In this case, although the Board would not claim authority to preempt citizen petitions that it deems unsound, the procedures themselves clearly give the Board just such power. Moreover, there would be no way of knowing when this power was being exercised given the difficulty of determining the Board’s motives in, for example, putting forth eleven of its own ballot questions just in time to keep all citizens’ questions regarding tax reductions off the ballot, as it did in 1980. Access to a forum for the expression of political speech cannot be left unprotected from undetectable and unreviewable government censorship. Therefore, I would also reject the three question limit as it is presently enforced.7
For these reasons, I respectfully dissent.

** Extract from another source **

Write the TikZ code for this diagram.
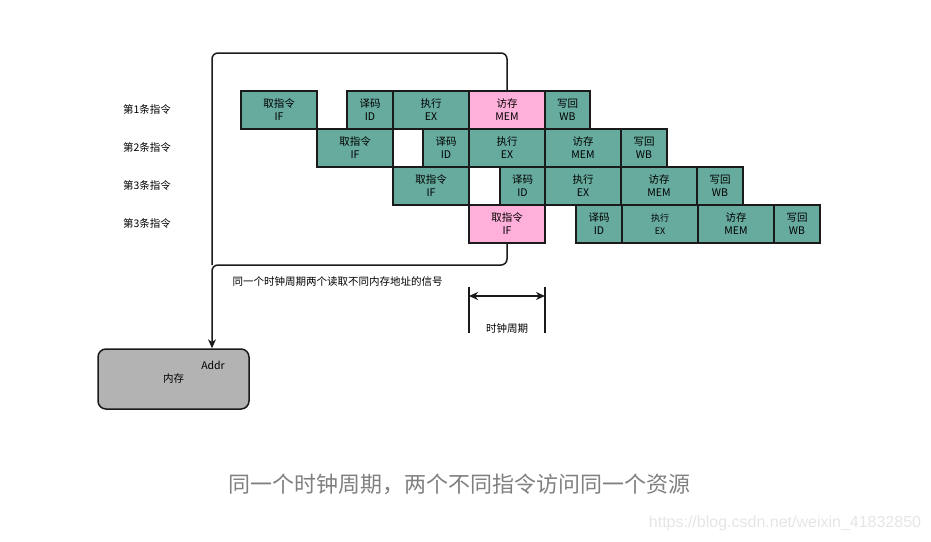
\documentclass[tikz,border=0pt]{standalone}
\usepackage{fontspec}
\setmainfont{Noto Sans CJK SC}
\newfontfamily\wmfont{Liberation Sans}
\usetikzlibrary{arrows.meta}
\definecolor{stagegreen}{HTML}{67AB9F}
\definecolor{stagepink}{HTML}{FFB0DA}
\definecolor{memgray}{HTML}{B3B3B3}
\definecolor{edgedark}{HTML}{1A1A1A}
\tikzset{
  stage/.style={draw=edgedark, line width=1.3pt, fill=stagegreen, minimum height=38,
    inner sep=0pt, align=center, font=\fontsize{10.5}{13}\selectfont},
  wide/.style={minimum width=76},
  narrow/.style={minimum width=46},
  clash/.style={fill=stagepink},
  rowlabel/.style={font=\fontsize{10.5}{12}\selectfont},
  wire/.style={draw=edgedark, line width=1.5pt},
}
\begin{document}
\begin{tikzpicture}[x=1pt, y=-1pt, >={Stealth[length=9pt, width=8pt]}]
    \useasboundingbox (0,0) rectangle (931,541);

    % --- row labels ---
    \node[rowlabel] (lab1) at (147,110) {第1条指令};
    \node[rowlabel] (lab2) at (147,148) {第2条指令};
    \node[rowlabel] (lab3) at (147,186) {第3条指令};
    \node[rowlabel] (lab4) at (147,224) {第3条指令};

    % --- instruction 1 ---
    \node[stage, wide] (r1if) at (279,110) {取指令\\IF};
    \node[stage, narrow] (r1id) at (370,110) {译码\\ID};
    \node[stage, wide] (r1ex) at (431,110) {执行\\EX};
    \node[stage, wide, clash] (r1mem) at (507,110) {访存\\MEM};
    \node[stage, minimum width=45] (r1wb) at (567.5,110) {写回\\WB};

    % --- instruction 2 ---
    \node[stage, wide] (r2if) at (355,148) {取指令\\IF};
    \node[stage, narrow] (r2id) at (446,148) {译码\\ID};
    \node[stage, wide] (r2ex) at (507,148) {执行\\EX};
    \node[stage, wide] (r2mem) at (583,148) {访存\\MEM};
    \node[stage, narrow] (r2wb) at (644,148) {写回\\WB};

    % --- instruction 3 ---
    \node[stage, wide] (r3if) at (431,186) {取指令\\IF};
    \node[stage, minimum width=45] (r3id) at (522.5,186) {译码\\ID};
    \node[stage, wide] (r3ex) at (583,186) {执行\\EX};
    \node[stage, wide] (r3mem) at (659,186) {访存\\MEM};
    \node[stage, narrow] (r3wb) at (720,186) {写回\\WB};

    % --- instruction 4 ---
    \node[stage, wide, clash] (r4if) at (507,224) {取指令\\IF};
    \node[stage, narrow] (r4id) at (599,224) {译码\\ID};
    \node[stage, wide, font=\fontsize{9}{13}\selectfont] (r4ex) at (660,224) {执行\\EX};
    \node[stage, wide] (r4mem) at (736,224) {访存\\MEM};
    \node[stage, narrow] (r4wb) at (797,224) {写回\\WB};

    % --- memory ---
    \node[draw=edgedark, line width=1.5pt, fill=memgray, rounded corners=8pt,
          minimum width=151, minimum height=60, font=\fontsize{10.5}{12}\selectfont]
          (mem) at (173.5,379) {内存};
    \node[font=\fontsize{10.5}{12}\selectfont] (addr) at (213,365) {Addr};

    % --- address bus ---
    \coordinate (bustop) at (212,53);
    \coordinate (busbot) at (212,265);
    \draw[wire, rounded corners=6pt] (r1mem.north) |- (bustop) -- (busbot);
    \draw[wire, ->, rounded corners=6pt] (r4if.south) |- (busbot) -- (bustop |- mem.north);
    \node[anchor=west, font=\fontsize{10.5}{12}\selectfont] (signal) at (229,282)
          {同一个时钟周期两个读取不同内存地址的信号};

    % --- clock period ---
    \coordinate (clkla) at (469,287);
    \coordinate (clklb) at (469,333);
    \coordinate (clkra) at (545,287);
    \coordinate (clkrb) at (545,333);
    \draw[wire] (clkla) -- (clklb);
    \draw[wire] (clkra) -- (clkrb);
    \draw[wire, <->] ([yshift=-9]clkla) -- ([yshift=-9]clkra);
    \node[font=\fontsize{10.5}{12}\selectfont] (clk) at (507,329) {时钟周期};

    % --- caption ---
    \node[text=black!50, font=\fontsize{22}{26}\selectfont] (caption) at (459,484)
          {同一个时钟周期，两个不同指令访问同一个资源};
    \node[text=black!10, font=\wmfont\fontsize{16}{18}\selectfont] (mark) at (785,523)
          {https://blog.csdn.net/weixin\_41832850};
\end{tikzpicture}
\end{document}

. Ill.Rev.Stat. ch. 46 § 28-6.

. Ill.Rev.Stat. ch. 46 § 28-1.

. These petitions were submitted pursuant to Ill.Rev.Stat. ch. 120, § 643(a), which permits binding public questions concerning tax rates, to be printed on the ballot if submitted by citizen petitions bearing 1,000 or more signatures.

. In the analogous area of candidate access to the ballot, the Supreme Court has stressed the importance of realistically appraising the effect of ballot access rules: “the inevitable question for judgment [is]: in the context of [a state’s] politics, could a reasonably diligent indepen*304dent candidate be expected to satisfy the signature requirements, or will it be only rarely that the unaffiliated candidate will succeed in getting on the ballot?” Storer v. Brown, 415 U.S. 724, 742, 94 S.Ct. 1274, 1285, 39 L.Ed.2d 714 (1974).

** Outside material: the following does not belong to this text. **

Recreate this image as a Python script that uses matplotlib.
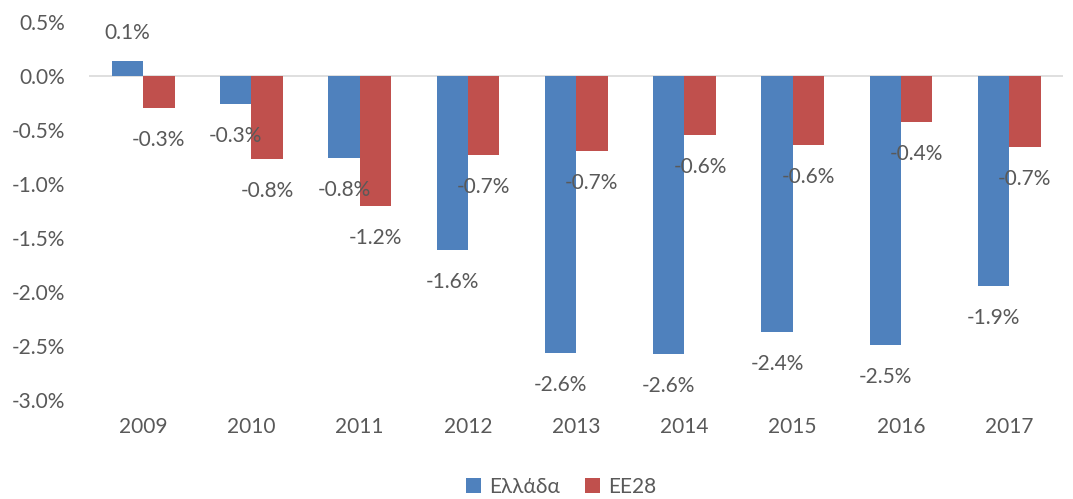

. Ill.Rev.Stat. ch. 46 § 28-6.

. Cf. P. Bator, et al., Hart and Wechsler’s The Federal Courts And The Federal System 358 (2d ed. 1973) (“If Congress wants to frustrate the judicial check, our constitutional tradition requires that it be made to say so unmistakably, so that the people will understand and the political check can operate.”)

. Illinois could readily serve its interests in ballot order, citizen access, and governmental access by imposing, for example, a four question limit and allocating two questions to local governing bodies and two questions to citizens.